It's been a long time coming. Okay, about six months, but it's felt like a near eternity. I don't get excited/nervous for too many things anymore, but for tonight's event I am.
I first made reference to what tonight is back in April when I wondered what, exactly, being a champion meant. Well, tonight is the Missouri Department of Mental Health Foundation's Champion of Mental Health banquet where I will receive the honor of being named a "champion of mental health."
I'm still sort of confused as to what I've done to gain that honor. I mean, I didn't set out on my journey with any sort of plan to become a "champion." And to be honest, often times I'm frustrated that I am not doing enough. Then I get even more frustrated trying to figure out what more I can do and I realize I'm doing all that I can.

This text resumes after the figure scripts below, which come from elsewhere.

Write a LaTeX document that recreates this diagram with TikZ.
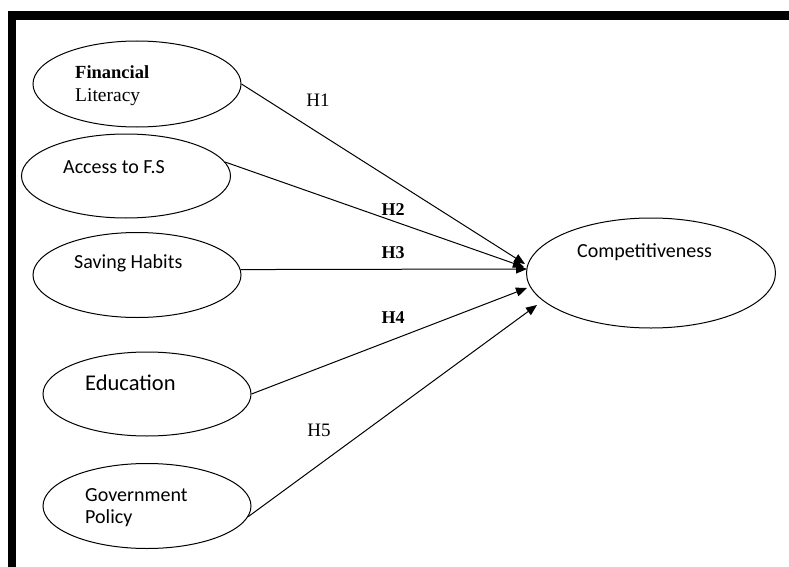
\documentclass[tikz,border=0pt]{standalone}
\usepackage{fontspec}
\setmainfont{Liberation Serif}
\newfontfamily\calib{Carlito}
\usetikzlibrary{shapes.geometric,arrows.meta}
\begin{document}
\begin{tikzpicture}[x=1pt,y=-1pt,
  oval/.style={draw=black,line width=1pt,ellipse,inner sep=0pt},
  lbl/.style={anchor=west,inner sep=0pt,font=\calib\fontsize{20}{24}\selectfont},
  hlbl/.style={inner sep=0pt,font=\fontsize{19}{22}\selectfont},
  conn/.style={draw=black,line width=1pt,-{Triangle[length=11pt,width=9pt]}}]
\useasboundingbox (0,0) rectangle (789,567);
% frame
\fill[black] (8,11) rectangle (789,20);
\fill[black] (8,11) rectangle (16,567);
% ellipses
\node[oval,minimum width=208pt,minimum height=86pt] (fl) at (137,84) {};
\node[oval,minimum width=209pt,minimum height=84pt] (afs) at (126,176) {};
\node[oval,minimum width=208pt,minimum height=85pt] (sh) at (137,275) {};
\node[oval,minimum width=208pt,minimum height=84pt] (edu) at (147,394) {};
\node[oval,minimum width=208pt,minimum height=85pt] (gov) at (147,506) {};
\node[oval,minimum width=249pt,minimum height=110pt] (comp) at (651,273) {};
% texts
\node[anchor=west,inner sep=0pt,font=\bfseries\fontsize{18.5}{22}\selectfont] (tfl1) at (75,72) {Financial};
\node[anchor=west,inner sep=0pt,font=\fontsize{19.5}{22}\selectfont] (tfl2) at (75,97) {Literacy};
\node[lbl] (tafs) at (63,167) {Access to F.S};
\node[lbl] (tsh) at (74,263) {Saving Habits};
\node[lbl,font=\calib\fontsize{22.5}{26}\selectfont] (tedu) at (85,383) {Education};
\node[lbl] (tgov1) at (85,495) {Government};
\node[lbl] (tgov2) at (85,518) {Policy};
\node[lbl] (tcomp) at (577,252) {Competitiveness};
% hypothesis labels
\node[hlbl] (h1) at (318,100) {H1};
\node[hlbl,font=\bfseries\fontsize{18}{21}\selectfont] (h2) at (393,210) {H2};
\node[hlbl,font=\bfseries\fontsize{18}{21}\selectfont] (h3) at (393,253) {H3};
\node[hlbl,font=\bfseries\fontsize{18}{21}\selectfont] (h4) at (393,318) {H4};
\node[hlbl] (h5) at (319,430) {H5};
% arrow tips
\coordinate (t1) at (525,264);
\coordinate (t2) at (524,267);
\coordinate (t3) at (527,269);
\coordinate (t4) at (527,288);
\coordinate (t5) at (537,305);
% connectors
\draw[conn] (fl.east) -- (t1);
\draw[conn] (afs.8) -- (t2);
\draw[conn] (sh.3.3) -- (t3);
\draw[conn] (edu.east) -- (t4);
\draw[conn] (gov.-6) -- (t5);
\end{tikzpicture}
\end{document}
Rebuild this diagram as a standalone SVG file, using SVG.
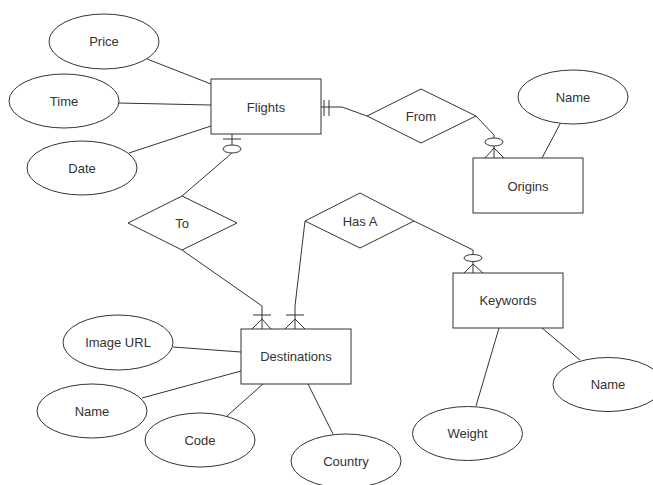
<svg xmlns="http://www.w3.org/2000/svg" width="653" height="485" viewBox="0 0 653 485">
<style>
.s{fill:#fff;stroke:#333;stroke-width:1}
.l{fill:none;stroke:#333;stroke-width:1}
.o{fill:#fff;stroke:#333;stroke-width:1}
text{font-family:"Liberation Sans",Arial,sans-serif;font-size:13px;fill:#333;text-anchor:middle;dominant-baseline:central}
</style>
<rect width="653" height="485" fill="#fff"/>
<g id="connectors">
<line class="l" x1="147" y1="59" x2="211" y2="84"/>
<line class="l" x1="118" y1="103" x2="211" y2="105"/>
<line class="l" x1="129" y1="153" x2="211" y2="126"/>
<polyline class="l" points="321,107 342,107 367,116"/>
<line class="l" x1="324" y1="100" x2="324" y2="116"/>
<line class="l" x1="329" y1="100" x2="329" y2="116"/>
<polyline class="l" points="476,116 494,135 494,138"/>
<ellipse class="o" cx="494" cy="142" rx="9" ry="4"/>
<line class="l" x1="494" y1="146" x2="494" y2="158"/>
<polyline class="l" points="485,158 494,148 504,158"/>
<line class="l" x1="560" y1="124" x2="542" y2="158"/>
<line class="l" x1="232" y1="134" x2="232" y2="145"/>
<line class="l" x1="223" y1="139" x2="241" y2="139"/>
<ellipse class="o" cx="232" cy="149" rx="9" ry="4"/>
<line class="l" x1="232" y1="153" x2="182" y2="196"/>
<polyline class="l" points="182,250 262,306 262,329"/>
<line class="l" x1="253" y1="315" x2="271" y2="315"/>
<polyline class="l" points="252,329 262,319 271,329"/>
<polyline class="l" points="305,221 295,306 295,329"/>
<line class="l" x1="286" y1="315" x2="304" y2="315"/>
<polyline class="l" points="285,329 295,319 305,329"/>
<polyline class="l" points="414,221 473,250 473,254"/>
<ellipse class="o" cx="473" cy="258" rx="9" ry="3.5"/>
<line class="l" x1="473" y1="262" x2="473" y2="273"/>
<polyline class="l" points="464,273 473,264 483,273"/>
<line class="l" x1="499" y1="328" x2="476" y2="406"/>
<line class="l" x1="542" y1="328" x2="580" y2="360"/>
<line class="l" x1="173" y1="347" x2="241" y2="352"/>
<line class="l" x1="142" y1="398" x2="241" y2="371"/>
<line class="l" x1="227" y1="416" x2="263" y2="384"/>
<line class="l" x1="333" y1="434" x2="308" y2="384"/>
</g>
<g id="flights"><rect class="s" x="211" y="79" width="110" height="55"/><text x="266" y="107">Flights</text></g>
<g id="price"><ellipse class="s" cx="104" cy="41.5" rx="55" ry="27.5"/><text x="104" y="41.5">Price</text></g>
<g id="time"><ellipse class="s" cx="64" cy="101" rx="55" ry="27"/><text x="64" y="101">Time</text></g>
<g id="date"><ellipse class="s" cx="82" cy="168" rx="55" ry="27"/><text x="82" y="168">Date</text></g>
<g id="from"><polygon class="s" points="367,116 421,89 476,116 421,143"/><text x="421" y="116">From</text></g>
<g id="origins"><rect class="s" x="473" y="158" width="110" height="55"/><text x="528" y="186">Origins</text></g>
<g id="origins-name"><ellipse class="s" cx="573" cy="97" rx="55" ry="27"/><text x="573" y="97">Name</text></g>
<g id="to"><polygon class="s" points="128,223 182,196 237,223 182,250"/><text x="182" y="223">To</text></g>
<g id="hasa"><polygon class="s" points="305,221 360,193 414,221 360,248"/><text x="360" y="221">Has A</text></g>
<g id="destinations"><rect class="s" x="241" y="329" width="110" height="55"/><text x="296" y="356">Destinations</text></g>
<g id="keywords"><rect class="s" x="453" y="273" width="110" height="55"/><text x="508" y="300">Keywords</text></g>
<g id="imageurl"><ellipse class="s" cx="118" cy="342.5" rx="55" ry="27.5"/><text x="118" y="342.5">Image URL</text></g>
<g id="dest-name"><ellipse class="s" cx="92" cy="411" rx="55" ry="27"/><text x="92" y="411">Name</text></g>
<g id="code"><ellipse class="s" cx="200" cy="440" rx="55" ry="27"/><text x="200" y="440">Code</text></g>
<g id="country"><ellipse class="s" cx="346" cy="461" rx="55" ry="27"/><text x="346" y="461">Country</text></g>
<g id="weight"><ellipse class="s" cx="467.5" cy="433.5" rx="55" ry="27"/><text x="467.5" y="433.5">Weight</text></g>
<g id="kw-name"><ellipse class="s" cx="608" cy="384.5" rx="55" ry="27"/><text x="608" y="384.5">Name</text></g>
</svg>
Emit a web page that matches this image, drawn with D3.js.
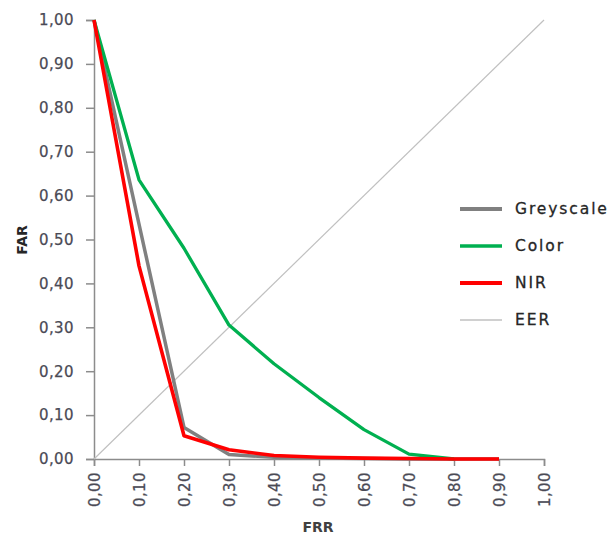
<!DOCTYPE html>
<html>
<head>
<meta charset="utf-8">
<script src="https://cdn.jsdelivr.net/npm/d3@7"></script>
<style>
  body { margin: 0; background: #fff; }
  svg { display: block; }
</style>
</head>
<body>
<svg id="chart" width="610" height="536"></svg>
<script>
// FRR thresholds (x axis)
var frr = [0, 0.1, 0.2, 0.3, 0.4, 0.5, 0.6, 0.7, 0.8, 0.9];
// FAR values per series
var greyscale = [1.00, 0.535, 0.072, 0.010, 0.004, 0.002, 0.001, 0.000, 0.000, 0.000];
var color     = [1.00, 0.636, 0.480, 0.305, 0.217, 0.140, 0.067, 0.011, 0.000, 0.000];
var nir       = [1.00, 0.440, 0.053, 0.021, 0.008, 0.004, 0.002, 0.001, 0.000, 0.000];
var eer       = [[0, 0], [1, 1]];

var ticks = [0, 0.1, 0.2, 0.3, 0.4, 0.5, 0.6, 0.7, 0.8, 0.9, 1.0];
var seriesNames = ["Greyscale", "Color", "NIR", "EER"];
var seriesColors = ["#808080", "#00b050", "#ff0000", "#c0c0c0"];
var seriesWidths = [3.5, 3.3, 3.6, 1.2];

var svg = d3.select("#chart");
var fmt = function (d) { return d3.format(".2f")(d).replace(".", ","); };

var x = d3.scaleLinear().domain([0, 1]).range([94, 544]);
var y = d3.scaleLinear().domain([0, 1]).range([459, 20]);

// y axis
var yAxis = svg.append("g")
    .attr("transform", "translate(94,0)")
    .call(d3.axisLeft(y).tickValues(ticks).tickFormat(fmt).tickSize(8).tickPadding(12));
// x axis
var xAxis = svg.append("g")
    .attr("transform", "translate(0,459)")
    .call(d3.axisBottom(x).tickValues(ticks).tickFormat(fmt).tickSize(7));

[yAxis, xAxis].forEach(function (ax) {
  ax.select(".domain").attr("stroke", "#8c8c8c").attr("stroke-width", 1.5);
  ax.selectAll(".tick line").attr("stroke", "#8c8c8c").attr("stroke-width", 1.5);
  ax.selectAll("text")
    .attr("fill", "#4a4a55")
    .attr("stroke", "#4a4a55")
    .attr("stroke-width", 0.25)
    .style("font-family", "'DejaVu Sans', sans-serif")
    .style("font-size", "15px")
    .style("letter-spacing", "0.4px");
});

xAxis.selectAll(".tick text")
    .attr("transform", "rotate(-90)")
    .attr("text-anchor", "end")
    .attr("x", -13)
    .attr("y", 0)
    .attr("dy", "0.35em");

// axis titles
svg.append("text")
    .attr("x", 318).attr("y", 532)
    .attr("text-anchor", "middle")
    .attr("fill", "#404040")
    .style("font-family", "'DejaVu Sans', sans-serif")
    .style("font-size", "14px")
    .style("font-weight", "bold")
    .text("FRR");

svg.append("text")
    .attr("transform", "translate(27,240) rotate(-90)")
    .attr("text-anchor", "middle")
    .attr("fill", "#262626")
    .style("font-family", "'DejaVu Sans', sans-serif")
    .style("font-size", "14px")
    .style("font-weight", "bold")
    .text("FAR");

var line = d3.line()
    .x(function (d) { return x(d[0]); })
    .y(function (d) { return y(d[1]); });

// EER diagonal first (behind the curves)
svg.append("path")
    .datum(eer)
    .attr("d", line)
    .attr("fill", "none")
    .attr("stroke", seriesColors[3])
    .attr("stroke-width", seriesWidths[3]);

var curves = [greyscale, color, nir];
curves.forEach(function (vals, i) {
  var pts = frr.map(function (f, j) { return [f, vals[j]]; });
  if (i === 1) pts = pts.slice(0, 9);
  svg.append("path")
      .datum(pts)
      .attr("d", line)
      .attr("fill", "none")
      .attr("stroke", seriesColors[i])
      .attr("stroke-width", seriesWidths[i])
      .attr("stroke-linejoin", "round");
});

// legend
var legend = svg.append("g");
seriesNames.forEach(function (name, i) {
  var ly = 209 + i * 37;
  legend.append("line")
      .attr("x1", 460).attr("x2", 502)
      .attr("y1", ly).attr("y2", ly)
      .attr("stroke", seriesColors[i])
      .attr("stroke-width", i === 0 ? 4 : seriesWidths[i] + 0.4);
  legend.append("text")
      .attr("x", 515).attr("y", ly)
      .attr("dy", "0.35em")
      .attr("fill", "#262626")
      .attr("stroke", "#262626")
      .attr("stroke-width", 0.3)
      .style("font-family", "'DejaVu Sans', sans-serif")
      .style("font-size", "15.5px")
      .style("letter-spacing", "1.9px")
      .text(name);
});
</script>
</body>
</html>
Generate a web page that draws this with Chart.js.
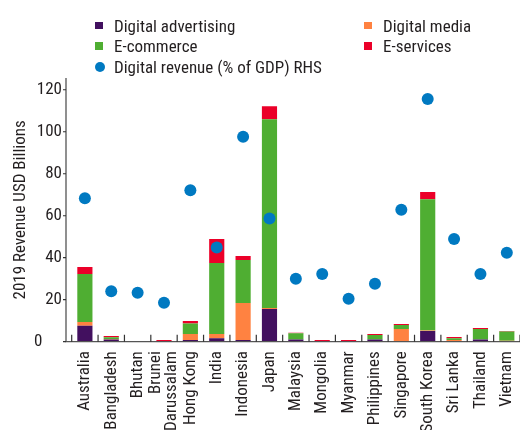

Tonight is going to be difficult for me. There's going to be a video about each champion (there are three of us) and I'm going to hear what those who were interviewed had to say about me as well as the segments of when I was interviewed. Both are going to be highly difficult because I don't like hearing what people think of me and I TRULY hate hearing my own voice. Both are going to happen and then I go up, receive the award, and give a short speech which I do have written and I might upload that speech if there's video, and if not just the written words, this evening after the banquet.
The minutes are going to tick by slowly today with each minute a reflection. I think back to six years ago and the stagnant life I had; hope wasn't in the vocabulary and each day was just another block of 24 hours that passed without cause, reason, or celebration. Slowly the tides shifted and slowly I found my way and slowly I have built up my speaking resume and have slowly made this blog into a heavily read thing. I think back to nine years ago and the feeling of sheer hopelessness after my diagnosis and I never, never NEVER would have thought I would do 1% of the things I've done. Tonight, I may be the honor receiving the honor but don't let that blind you to the fact that this, really, should be about all those around me that never gave up hope and to all those around me that gave me the support to be who I am now.